STATED GOAL: Look through the data below. Collect every line where the word "React" occurs.

[Plotting code records]

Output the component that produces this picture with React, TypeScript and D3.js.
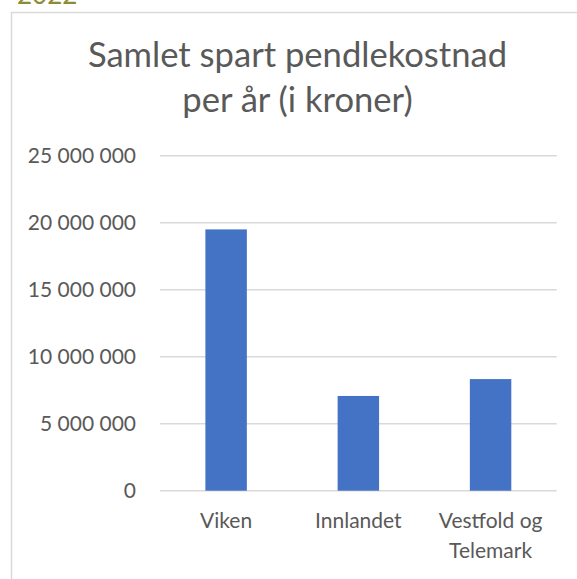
import React from "react";
import * as d3 from "d3";

const categories = ["Viken", "Innlandet", "Vestfold og Telemark"];
const categoryLines = [["Viken"], ["Innlandet"], ["Vestfold og", "Telemark"]];
const values = [19500000, 7070000, 8330000];
const yTicks = [0, 5000000, 10000000, 15000000, 20000000, 25000000];
const titleLines = ["Samlet spart pendlekostnad", "per år (i kroner)"];
const yearLabel = "2022";

const FONT = "Lato, 'Open Sans', sans-serif";

export default function App() {
  const W = 577;
  const H = 579;
  const plotLeft = 160;
  const plotRight = 556.7;
  const plotTop = 155.7;
  const plotBottom = 490.7;

  const x = d3
    .scaleBand<string>()
    .domain(categories)
    .range([plotLeft, plotRight])
    .paddingInner(2.19 / 3.19)
    .paddingOuter(2.19 / 3.19 / 2);
  const y = d3.scaleLinear().domain([0, 25000000]).range([plotBottom, plotTop]);

  const fmt = (v: number) => d3.format(",")(v).replace(/,/g, " ");

  return (
    <svg
      width={W}
      height={H}
      style={{ position: "absolute", left: 0, top: 0, background: "#fff" }}
      fontFamily={FONT}
    >
      <rect x={0} y={0} width={W} height={H} fill="#fff" />
      <text x={17} y={4} fontSize={26} fill="#8c8c38">
        {yearLabel}
      </text>
      <path d={`M11.5,${H + 5} V12.5 H${W + 5}`} fill="none" stroke="#d9d9d9" strokeWidth={1.5} />
      <text x={297.5} y={67} textAnchor="middle" fontSize={34.6} fill="#595959">
        {titleLines[0]}
      </text>
      <text x={297.5} y={112} textAnchor="middle" fontSize={34.6} fill="#595959">
        {titleLines[1]}
      </text>
      {yTicks.map((t) => (
        <g key={t}>
          <line x1={plotLeft} x2={plotRight} y1={y(t)} y2={y(t)} stroke="#d9d9d9" strokeWidth={1.5} />
          <text x={136} y={y(t)} dy="0.36em" textAnchor="end" fontSize={21} fill="#595959">
            {fmt(t)}
          </text>
        </g>
      ))}
      {categories.map((c, i) => (
        <rect
          key={c}
          x={x(c)}
          y={y(values[i])}
          width={x.bandwidth()}
          height={y(0) - y(values[i])}
          fill="#4472c4"
        />
      ))}
      {categories.map((c, i) => (
        <text key={c} textAnchor="middle" fontSize={21} fill="#595959">
          {categoryLines[i].map((l, j) => (
            <tspan key={j} x={(x(c) as number) + x.bandwidth() / 2} y={528 + j * 30}>
              {l}
            </tspan>
          ))}
        </text>
      ))}
    </svg>
  );
}
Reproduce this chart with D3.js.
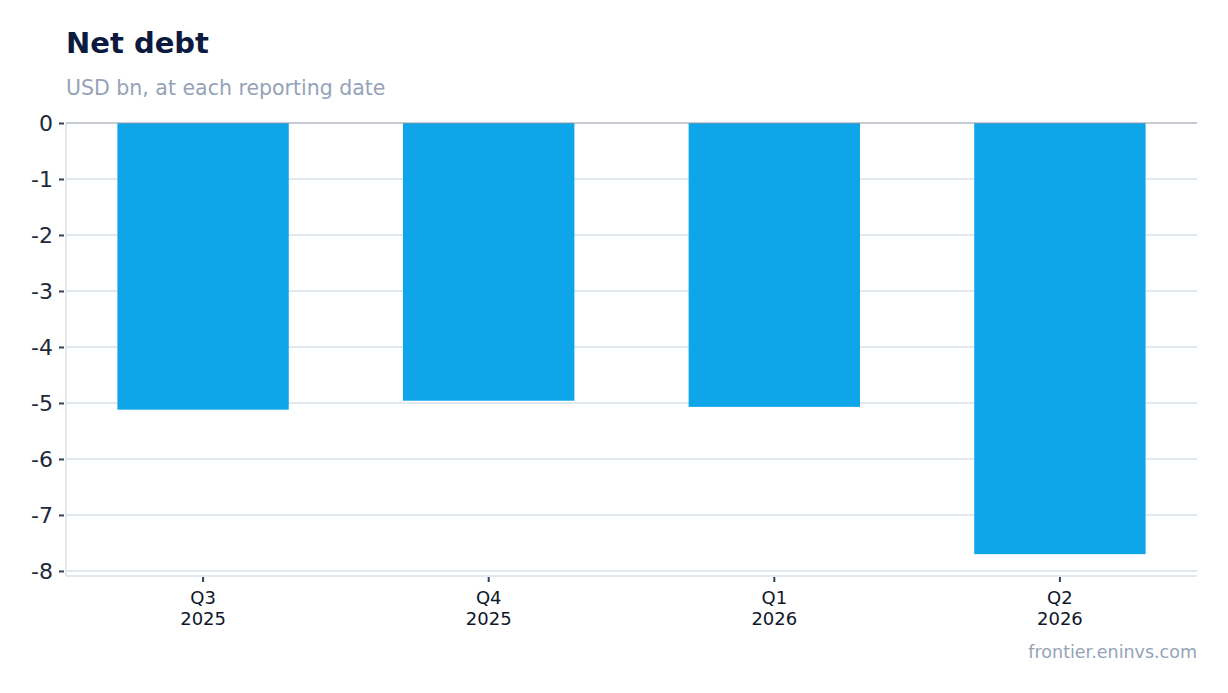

COMPLETE RESPONSE:
Output the component that produces this picture with React, TypeScript and D3.js.
import React from "react";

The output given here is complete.